L'entrepreneur indique que ces dernières années, sur fond de politique de substitution aux importations, il y a de plus en plus de producteurs russes qui tentent de produire des spécialités étrangères.

«Je ne peux pas dire leur nombre exact, mais j'ai l'impression qu'il y en a beaucoup. Néanmoins, le problème le plus criant est la qualité. Donner un nom "étranger" connu à un produit et correspondre à ce "standard élevé", peu nombreux en sont capables», déplore M. Mazourovskiy.

L'agriculteur Klimov souligne aussi l'intérêt croissant porté par les consommateurs russes envers les produits dont l'importation a été interdite par l'embargo alimentaire.
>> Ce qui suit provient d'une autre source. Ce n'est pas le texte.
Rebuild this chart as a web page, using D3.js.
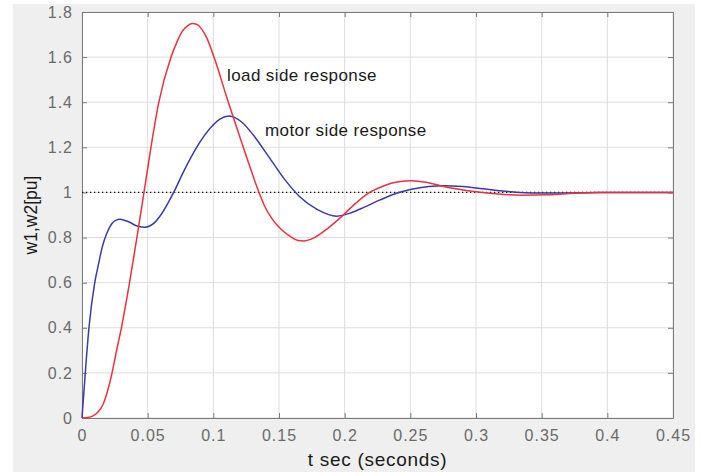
<!DOCTYPE html>
<html lang="en">
<head>
    <meta charset="UTF-8">
    <title>Load and motor side response</title>
    <style>
        body { margin: 0; background: #ffffff; }
        text { font-family: "Liberation Sans", Arial, sans-serif; }
    </style>
</head>
<body>
    <div id="chart"></div>
    <script src="https://d3js.org/d3.v7.min.js"></script>
    <script>

        // load side response (red)
        var loadT = [0, 0.004, 0.008, 0.012, 0.016, 0.019, 0.0225, 0.026, 0.030, 0.0362, 0.0418, 0.0472, 0.0525, 0.0585, 0.0678, 0.0725, 0.0765, 0.0805, 0.084, 0.0875, 0.091, 0.095, 0.1005, 0.1114, 0.1228, 0.1348, 0.139, 0.1445, 0.151, 0.1585, 0.1645, 0.1685, 0.177, 0.187, 0.198, 0.209, 0.219, 0.23, 0.241, 0.251, 0.262, 0.273, 0.286, 0.3, 0.317, 0.335, 0.355, 0.375, 0.395, 0.42, 0.45];
        var loadW = [0, 0.002, 0.008, 0.025, 0.06, 0.11, 0.19, 0.29, 0.4, 0.6, 0.8, 1.0, 1.2, 1.4, 1.6, 1.67, 1.715, 1.74, 1.749, 1.745, 1.725, 1.685, 1.6, 1.4, 1.2, 1.0, 0.94, 0.885, 0.84, 0.805, 0.787, 0.785, 0.80, 0.84, 0.895, 0.955, 1.0, 1.03, 1.047, 1.052, 1.045, 1.03, 1.015, 1.003, 0.993, 0.988, 0.99, 0.996, 1.0, 1.0, 1.0];

        // motor side response (blue)
        var motorT = [0, 0.0025, 0.0053, 0.0097, 0.0125, 0.0155, 0.019, 0.0225, 0.026, 0.029, 0.035, 0.0426, 0.048, 0.055, 0.06, 0.0698, 0.078, 0.0873, 0.1, 0.105, 0.112, 0.122, 0.131, 0.142, 0.154, 0.166, 0.179, 0.194, 0.205, 0.215, 0.227, 0.239, 0.251, 0.264, 0.276, 0.29, 0.305, 0.32, 0.333, 0.35, 0.37, 0.39, 0.45];
        var motorW = [0, 0.2, 0.4, 0.6, 0.68, 0.76, 0.82, 0.86, 0.877, 0.881, 0.871, 0.85, 0.846, 0.865, 0.9, 1.0, 1.1, 1.2, 1.3, 1.325, 1.339, 1.31, 1.25, 1.16, 1.06, 0.98, 0.925, 0.895, 0.91, 0.935, 0.967, 0.995, 1.014, 1.026, 1.03, 1.026, 1.016, 1.006, 1.0, 0.997, 0.998, 1.0, 1.0];

        var xTicks = [0, 0.05, 0.1, 0.15, 0.2, 0.25, 0.3, 0.35, 0.4, 0.45];
        var yTicks = [0, 0.2, 0.4, 0.6, 0.8, 1, 1.2, 1.4, 1.6, 1.8];
        var refLevel = 1;

        var width = 702, height = 472;
        var plot = {left: 82, right: 673, top: 12, bottom: 418};

        var svg = d3.select("#chart").append("svg")
            .attr("width", width)
            .attr("height", height);

        // grey figure background
        svg.append("rect")
            .attr("x", 13).attr("y", 4)
            .attr("width", 682).attr("height", 468)
            .attr("fill", "#efefef");

        var x = d3.scaleLinear().domain([0, 0.45]).range([plot.left, plot.right]);
        var y = d3.scaleLinear().domain([0, 1.8]).range([plot.bottom, plot.top]);

        svg.append("rect")
            .attr("x", plot.left).attr("y", plot.top)
            .attr("width", plot.right - plot.left).attr("height", plot.bottom - plot.top)
            .attr("fill", "#ffffff");

        // grid
        svg.append("g")
            .selectAll("line")
            .data(xTicks)
            .enter().append("line")
            .attr("x1", function(d) { return x(d); })
            .attr("x2", function(d) { return x(d); })
            .attr("y1", plot.top).attr("y2", plot.bottom)
            .attr("stroke", "#dddddd");

        svg.append("g")
            .selectAll("line")
            .data(yTicks)
            .enter().append("line")
            .attr("y1", function(d) { return y(d); })
            .attr("y2", function(d) { return y(d); })
            .attr("x1", plot.left).attr("x2", plot.right)
            .attr("stroke", "#dddddd");

        // axes, ticks point inwards like matlab
        var fmt = function(d) { return d3.format("")(+d.toFixed(2)); };

        var xAxis = svg.append("g")
            .attr("transform", "translate(0," + plot.bottom + ")")
            .call(d3.axisBottom(x).tickValues(xTicks).tickSizeInner(-5).tickSizeOuter(0).tickPadding(12).tickFormat(fmt));
        var yAxis = svg.append("g")
            .attr("transform", "translate(" + plot.left + ",0)")
            .call(d3.axisLeft(y).tickValues(yTicks).tickSizeInner(-5).tickSizeOuter(0).tickPadding(9).tickFormat(fmt));
        var xTop = svg.append("g")
            .attr("transform", "translate(0," + plot.top + ")")
            .call(d3.axisTop(x).tickValues(xTicks).tickSizeInner(-5).tickSizeOuter(0).tickFormat(""));
        var yRight = svg.append("g")
            .attr("transform", "translate(" + plot.right + ",0)")
            .call(d3.axisRight(y).tickValues(yTicks).tickSizeInner(-5).tickSizeOuter(0).tickFormat(""));

        [xAxis, yAxis, xTop, yRight].forEach(function(g) {
            g.select(".domain").attr("stroke", "#7a7a7a");
            g.selectAll(".tick line").attr("stroke", "#7a7a7a");
            g.selectAll(".tick text")
                .attr("fill", "#6a6a6a")
                .style("font-size", "16px")
                .style("letter-spacing", "1px")
                .style("font-family", "'Liberation Sans', Arial, sans-serif");
        });

        // dotted reference line at 1
        svg.append("line")
            .attr("x1", x(0)).attr("x2", x(0.45))
            .attr("y1", y(refLevel)).attr("y2", y(refLevel))
            .attr("stroke", "#111111")
            .attr("stroke-width", 1.3)
            .attr("stroke-dasharray", "1.3,2.7");

        var line = d3.line()
            .x(function(d) { return x(d[0]); })
            .y(function(d) { return y(d[1]); })
            .curve(d3.curveMonotoneX);

        svg.append("path")
            .datum(d3.zip(motorT, motorW))
            .attr("d", line)
            .attr("fill", "none")
            .attr("stroke", "#3a3aa8")
            .attr("stroke-width", 1.5);

        svg.append("path")
            .datum(d3.zip(loadT, loadW))
            .attr("d", line)
            .attr("fill", "none")
            .attr("stroke", "#e8323e")
            .attr("stroke-width", 1.5);

        // annotations
        svg.append("text")
            .attr("x", 227).attr("y", 81)
            .attr("fill", "#1a1a1a")
            .style("font-size", "17px")
            .style("letter-spacing", "0.4px")
            .text("load side response");

        svg.append("text")
            .attr("x", 265).attr("y", 136)
            .attr("fill", "#1a1a1a")
            .style("font-size", "17px")
            .style("letter-spacing", "0.4px")
            .text("motor side response");

        // axis titles
        svg.append("text")
            .attr("x", (plot.left + plot.right) / 2)
            .attr("y", 466)
            .attr("text-anchor", "middle")
            .attr("fill", "#1a1a1a")
            .style("font-size", "19px")
            .style("letter-spacing", "0.7px")
            .text("t sec (seconds)");

        svg.append("text")
            .attr("transform", "translate(37," + ((plot.top + plot.bottom) / 2) + ") rotate(-90)")
            .attr("text-anchor", "middle")
            .attr("fill", "#1a1a1a")
            .style("font-size", "17.5px")
            .text("w1,w2[pu]");

    </script>
</body>
</html>
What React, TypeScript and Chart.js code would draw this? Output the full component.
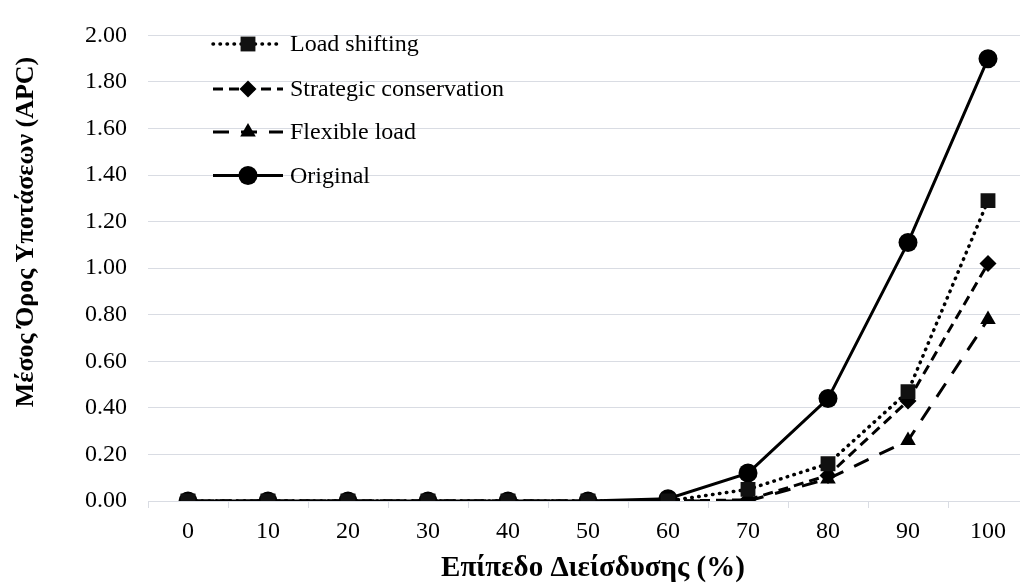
import React, { useEffect, useRef } from 'react';
import { Chart, registerables } from 'chart.js';

Chart.register(...registerables);

const categories = ['0', '10', '20', '30', '40', '50', '60', '70', '80', '90', '100'];
const loadShifting = [0, 0, 0, 0, 0, 0, 0, 0.05, 0.16, 0.47, 1.29];
const strategicConservation = [0, 0, 0, 0, 0, 0, 0, 0.005, 0.11, 0.43, 1.02];
const flexibleLoad = [0, 0, 0, 0, 0, 0, 0, 0, 0.095, 0.26, 0.78];
const original = [0, 0, 0, 0, 0, 0, 0.01, 0.12, 0.44, 1.11, 1.9];
const seriesNames = ['Load shifting', 'Strategic conservation', 'Flexible load', 'Original'];
const xTitle = 'Επίπεδο Διείσδυσης (%)';
const yTitle = 'Μέσος Όρος Υποτάσεων (APC)';

const FONT = '"Liberation Serif", "Times New Roman", serif';
const GRID = '#d9dce3';

function drawMarker(ctx: CanvasRenderingContext2D, style: string, r: number, x: number, y: number) {
  ctx.beginPath();
  if (style === 'circle') {
    ctx.arc(x, y, r, 0, Math.PI * 2);
  } else if (style === 'rect') {
    const s = Math.SQRT1_2 * r;
    ctx.rect(x - s, y - s, 2 * s, 2 * s);
  } else if (style === 'rectRot') {
    ctx.moveTo(x, y - r);
    ctx.lineTo(x + r, y);
    ctx.lineTo(x, y + r);
    ctx.lineTo(x - r, y);
    ctx.closePath();
  } else if (style === 'triangle') {
    ctx.moveTo(x, y - r);
    ctx.lineTo(x + Math.sin((2 * Math.PI) / 3) * r, y - Math.cos((2 * Math.PI) / 3) * r);
    ctx.lineTo(x + Math.sin((4 * Math.PI) / 3) * r, y - Math.cos((4 * Math.PI) / 3) * r);
    ctx.closePath();
  }
  ctx.fill();
}

const overlayPlugin = {
  id: 'overlay',
  afterDraw(chart: any) {
    const ctx: CanvasRenderingContext2D = chart.ctx;
    ctx.save();
    // legend
    const rows = [44, 89, 132, 175.5];
    chart.data.datasets.forEach((ds: any, i: number) => {
      const y = rows[i];
      ctx.save();
      ctx.strokeStyle = '#000';
      ctx.lineWidth = ds.borderWidth;
      ctx.lineCap = ds.borderCapStyle || 'butt';
      ctx.setLineDash(ds.borderDash || []);
      ctx.beginPath();
      ctx.moveTo(213, y);
      ctx.lineTo(283, y);
      ctx.stroke();
      ctx.setLineDash([]);
      ctx.fillStyle = ds.pointBackgroundColor;
      drawMarker(ctx, ds.pointStyle, ds.pointRadius, 248, y);
      ctx.restore();
      ctx.fillStyle = '#000';
      ctx.font = `24px ${FONT}`;
      ctx.textAlign = 'left';
      ctx.textBaseline = 'middle';
      ctx.fillText(ds.label, 290, y + 1);
    });
    // axis titles
    ctx.fillStyle = '#000';
    ctx.textAlign = 'center';
    ctx.textBaseline = 'alphabetic';
    ctx.font = `bold 29px ${FONT}`;
    ctx.fillText(xTitle, 593, 576);
    ctx.save();
    ctx.font = `bold 26px ${FONT}`;
    ctx.translate(33, 232);
    ctx.rotate(-Math.PI / 2);
    ctx.fillText(yTitle, 0, 0);
    ctx.restore();
    ctx.restore();
  },
};

export default function App() {
  const ref = useRef<HTMLCanvasElement>(null);
  useEffect(() => {
    if (!ref.current) return;
    const chart = new Chart(ref.current, {
      type: 'line',
      data: {
        labels: categories,
        datasets: [
          {
            label: seriesNames[0],
            data: loadShifting,
            borderColor: '#000',
            borderWidth: 3.5,
            borderDash: [0.5, 6.5],
            borderCapStyle: 'round',
            pointStyle: 'rect',
            pointRadius: 10.5,
            pointBackgroundColor: '#111',
            pointBorderColor: '#111',
            pointBorderWidth: 0,
            tension: 0,
          },
          {
            label: seriesNames[1],
            data: strategicConservation,
            borderColor: '#000',
            borderWidth: 3,
            borderDash: [10, 6],
            borderCapStyle: 'butt',
            pointStyle: 'rectRot',
            pointRadius: 8.5,
            pointBackgroundColor: '#000',
            pointBorderColor: '#000',
            pointBorderWidth: 0,
            tension: 0,
          },
          {
            label: seriesNames[2],
            data: flexibleLoad,
            borderColor: '#000',
            borderWidth: 3,
            borderDash: [16, 12],
            borderCapStyle: 'butt',
            pointStyle: 'triangle',
            pointRadius: 9,
            pointBackgroundColor: '#000',
            pointBorderColor: '#000',
            pointBorderWidth: 0,
            tension: 0,
          },
          {
            label: seriesNames[3],
            data: original,
            borderColor: '#000',
            borderWidth: 3,
            borderDash: [],
            borderCapStyle: 'butt',
            pointStyle: 'circle',
            pointRadius: 9.5,
            pointBackgroundColor: '#000',
            pointBorderColor: '#000',
            pointBorderWidth: 0,
            tension: 0,
          },
        ],
      },
      options: {
        animation: false,
        responsive: false,
        devicePixelRatio: 1,
        layout: { padding: { left: 0, top: 18, right: 12, bottom: 0 } },
        plugins: {
          legend: { display: false },
          tooltip: { enabled: false },
        },
        scales: {
          x: {
            type: 'category',
            offset: true,
            grid: {
              display: true,
              drawOnChartArea: false,
              drawTicks: true,
              tickLength: 7,
              offset: true,
              color: GRID,
              lineWidth: 1,
            },
            border: { display: true, color: GRID, width: 1 },
            ticks: {
              color: '#000',
              font: { family: FONT, size: 24 },
              padding: 9,
              maxRotation: 0,
              autoSkip: false,
            },
            afterFit: (s: any) => {
              s.height = 85;
            },
          },
          y: {
            min: 0,
            max: 2,
            grid: { color: GRID, lineWidth: 1, drawTicks: false },
            border: { display: false },
            ticks: {
              stepSize: 0.2,
              color: '#000',
              font: { family: FONT, size: 24 },
              padding: 21,
              callback: (v: any) => Number(v).toFixed(2),
            },
            afterFit: (s: any) => {
              s.width = 148;
            },
          },
        },
      },
      plugins: [overlayPlugin],
    } as any);
    return () => chart.destroy();
  }, []);
  return (
    <div
      style={{
        position: 'fixed',
        left: 0,
        top: 0,
        width: 1020,
        height: 586,
        overflow: 'hidden',
        background: '#fff',
      }}
    >
      <canvas ref={ref} width={1040} height={586} style={{ width: 1040, height: 586, display: 'block' }} />
    </div>
  );
}
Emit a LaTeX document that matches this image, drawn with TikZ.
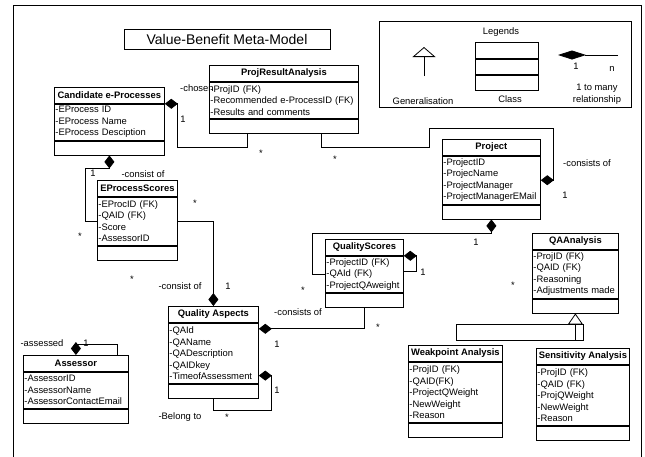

«Chose défendue, chose désirée. […] Le nombre de nos clients augmente», a-t-il précisé.

La France, toujours la première

Le foie gras, dont le secret de la fabrication a été découvert par les Égyptiens à l'aube du IIIe millénaire avant notre ère, est aujourd'hui un met traditionnel français. La France en est le leader toutes catégories, assurant 75 % de la production mondiale (19.200 t sur 25.600 t en 2015), 98% de la transformation et 90% de la consommation. L'année dernière, les Français en ont consommé 657g par ménage, le paroxysme de la consommation tombant sur la fin de l'année.